_Work instructions_
Repeat the lines of the data that follow, please, starting at the first and stopping after the one with "Time Spent on".
━━━━━━━━━━
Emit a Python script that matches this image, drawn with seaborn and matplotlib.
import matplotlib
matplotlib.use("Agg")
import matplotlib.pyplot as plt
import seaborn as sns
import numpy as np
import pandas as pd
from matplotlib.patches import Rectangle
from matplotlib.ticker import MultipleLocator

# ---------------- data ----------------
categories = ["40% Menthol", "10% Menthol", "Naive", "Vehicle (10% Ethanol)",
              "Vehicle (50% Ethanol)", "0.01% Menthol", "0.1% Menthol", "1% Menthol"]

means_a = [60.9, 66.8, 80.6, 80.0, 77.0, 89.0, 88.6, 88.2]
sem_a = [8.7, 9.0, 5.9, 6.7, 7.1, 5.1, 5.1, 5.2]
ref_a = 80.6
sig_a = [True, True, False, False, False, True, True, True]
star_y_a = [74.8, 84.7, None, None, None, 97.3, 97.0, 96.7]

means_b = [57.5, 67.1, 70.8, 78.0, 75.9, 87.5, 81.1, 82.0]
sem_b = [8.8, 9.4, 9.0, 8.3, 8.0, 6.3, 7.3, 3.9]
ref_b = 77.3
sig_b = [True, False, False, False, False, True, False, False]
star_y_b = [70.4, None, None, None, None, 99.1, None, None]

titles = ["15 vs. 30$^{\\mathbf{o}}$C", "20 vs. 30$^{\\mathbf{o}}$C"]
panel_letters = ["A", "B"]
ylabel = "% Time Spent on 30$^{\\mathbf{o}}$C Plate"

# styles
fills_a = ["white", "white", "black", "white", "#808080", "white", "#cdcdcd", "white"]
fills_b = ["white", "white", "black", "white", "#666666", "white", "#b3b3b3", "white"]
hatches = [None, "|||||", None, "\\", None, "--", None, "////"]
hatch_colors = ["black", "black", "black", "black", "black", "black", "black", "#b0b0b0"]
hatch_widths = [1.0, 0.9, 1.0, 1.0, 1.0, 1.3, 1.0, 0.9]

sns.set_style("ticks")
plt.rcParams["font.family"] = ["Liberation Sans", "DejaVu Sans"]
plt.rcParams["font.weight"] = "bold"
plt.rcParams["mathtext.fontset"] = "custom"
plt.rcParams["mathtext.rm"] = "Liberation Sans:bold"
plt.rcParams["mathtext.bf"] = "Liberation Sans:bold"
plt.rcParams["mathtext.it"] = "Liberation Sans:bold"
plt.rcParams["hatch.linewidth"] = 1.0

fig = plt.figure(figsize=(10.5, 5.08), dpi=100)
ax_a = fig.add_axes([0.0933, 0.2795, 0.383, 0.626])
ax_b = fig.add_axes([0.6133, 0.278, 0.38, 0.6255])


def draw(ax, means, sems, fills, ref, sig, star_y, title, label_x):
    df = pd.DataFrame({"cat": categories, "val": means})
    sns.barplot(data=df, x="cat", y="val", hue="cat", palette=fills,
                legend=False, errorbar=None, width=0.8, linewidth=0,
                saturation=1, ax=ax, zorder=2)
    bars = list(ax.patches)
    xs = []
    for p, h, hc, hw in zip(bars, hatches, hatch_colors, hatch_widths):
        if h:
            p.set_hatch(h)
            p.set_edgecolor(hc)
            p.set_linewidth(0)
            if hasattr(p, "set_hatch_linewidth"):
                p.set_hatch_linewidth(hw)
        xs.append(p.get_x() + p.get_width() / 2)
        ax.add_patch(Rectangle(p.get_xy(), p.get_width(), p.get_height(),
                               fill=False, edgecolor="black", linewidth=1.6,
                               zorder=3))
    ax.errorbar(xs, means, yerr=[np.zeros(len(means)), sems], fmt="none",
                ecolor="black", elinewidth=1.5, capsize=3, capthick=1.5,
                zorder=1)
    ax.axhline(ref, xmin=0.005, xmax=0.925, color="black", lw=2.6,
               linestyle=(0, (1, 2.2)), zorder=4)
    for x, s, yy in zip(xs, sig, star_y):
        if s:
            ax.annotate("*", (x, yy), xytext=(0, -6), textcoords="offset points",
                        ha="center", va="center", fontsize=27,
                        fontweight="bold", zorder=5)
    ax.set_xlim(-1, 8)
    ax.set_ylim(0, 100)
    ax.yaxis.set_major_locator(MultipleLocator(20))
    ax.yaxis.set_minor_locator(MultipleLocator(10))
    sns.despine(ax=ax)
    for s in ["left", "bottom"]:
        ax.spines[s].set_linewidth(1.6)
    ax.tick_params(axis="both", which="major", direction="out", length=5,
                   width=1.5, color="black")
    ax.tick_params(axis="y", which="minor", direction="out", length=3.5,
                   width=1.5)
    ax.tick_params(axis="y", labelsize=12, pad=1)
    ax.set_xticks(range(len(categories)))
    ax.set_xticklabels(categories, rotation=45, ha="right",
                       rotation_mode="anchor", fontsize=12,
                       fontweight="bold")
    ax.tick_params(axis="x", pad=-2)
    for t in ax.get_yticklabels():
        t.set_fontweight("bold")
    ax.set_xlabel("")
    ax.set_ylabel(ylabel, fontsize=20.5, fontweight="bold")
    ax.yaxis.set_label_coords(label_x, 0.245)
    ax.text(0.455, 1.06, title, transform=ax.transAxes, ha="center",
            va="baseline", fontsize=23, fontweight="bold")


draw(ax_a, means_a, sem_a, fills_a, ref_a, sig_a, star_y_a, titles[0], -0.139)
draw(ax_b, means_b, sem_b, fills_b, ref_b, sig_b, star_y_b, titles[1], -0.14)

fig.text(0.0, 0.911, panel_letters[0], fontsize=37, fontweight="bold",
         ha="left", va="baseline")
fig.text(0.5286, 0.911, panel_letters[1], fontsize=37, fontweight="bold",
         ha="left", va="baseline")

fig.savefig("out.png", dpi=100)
━━━━━━━━━━
_Reply to the task_
Emit a Python script that matches this image, drawn with seaborn and matplotlib.
import matplotlib
matplotlib.use("Agg")
import matplotlib.pyplot as plt
import seaborn as sns
import numpy as np
import pandas as pd
from matplotlib.patches import Rectangle
from matplotlib.ticker import MultipleLocator

# ---------------- data ----------------
categories = ["40% Menthol", "10% Menthol", "Naive", "Vehicle (10% Ethanol)",
              "Vehicle (50% Ethanol)", "0.01% Menthol", "0.1% Menthol", "1% Menthol"]

means_a = [60.9, 66.8, 80.6, 80.0, 77.0, 89.0, 88.6, 88.2]
sem_a = [8.7, 9.0, 5.9, 6.7, 7.1, 5.1, 5.1, 5.2]
ref_a = 80.6
sig_a = [True, True, False, False, False, True, True, True]
star_y_a = [74.8, 84.7, None, None, None, 97.3, 97.0, 96.7]

means_b = [57.5, 67.1, 70.8, 78.0, 75.9, 87.5, 81.1, 82.0]
sem_b = [8.8, 9.4, 9.0, 8.3, 8.0, 6.3, 7.3, 3.9]
ref_b = 77.3
sig_b = [True, False, False, False, False, True, False, False]
star_y_b = [70.4, None, None, None, None, 99.1, None, None]

titles = ["15 vs. 30$^{\\mathbf{o}}$C", "20 vs. 30$^{\\mathbf{o}}$C"]
panel_letters = ["A", "B"]
ylabel = "% Time Spent on 30$^{\\mathbf{o}}$C Plate"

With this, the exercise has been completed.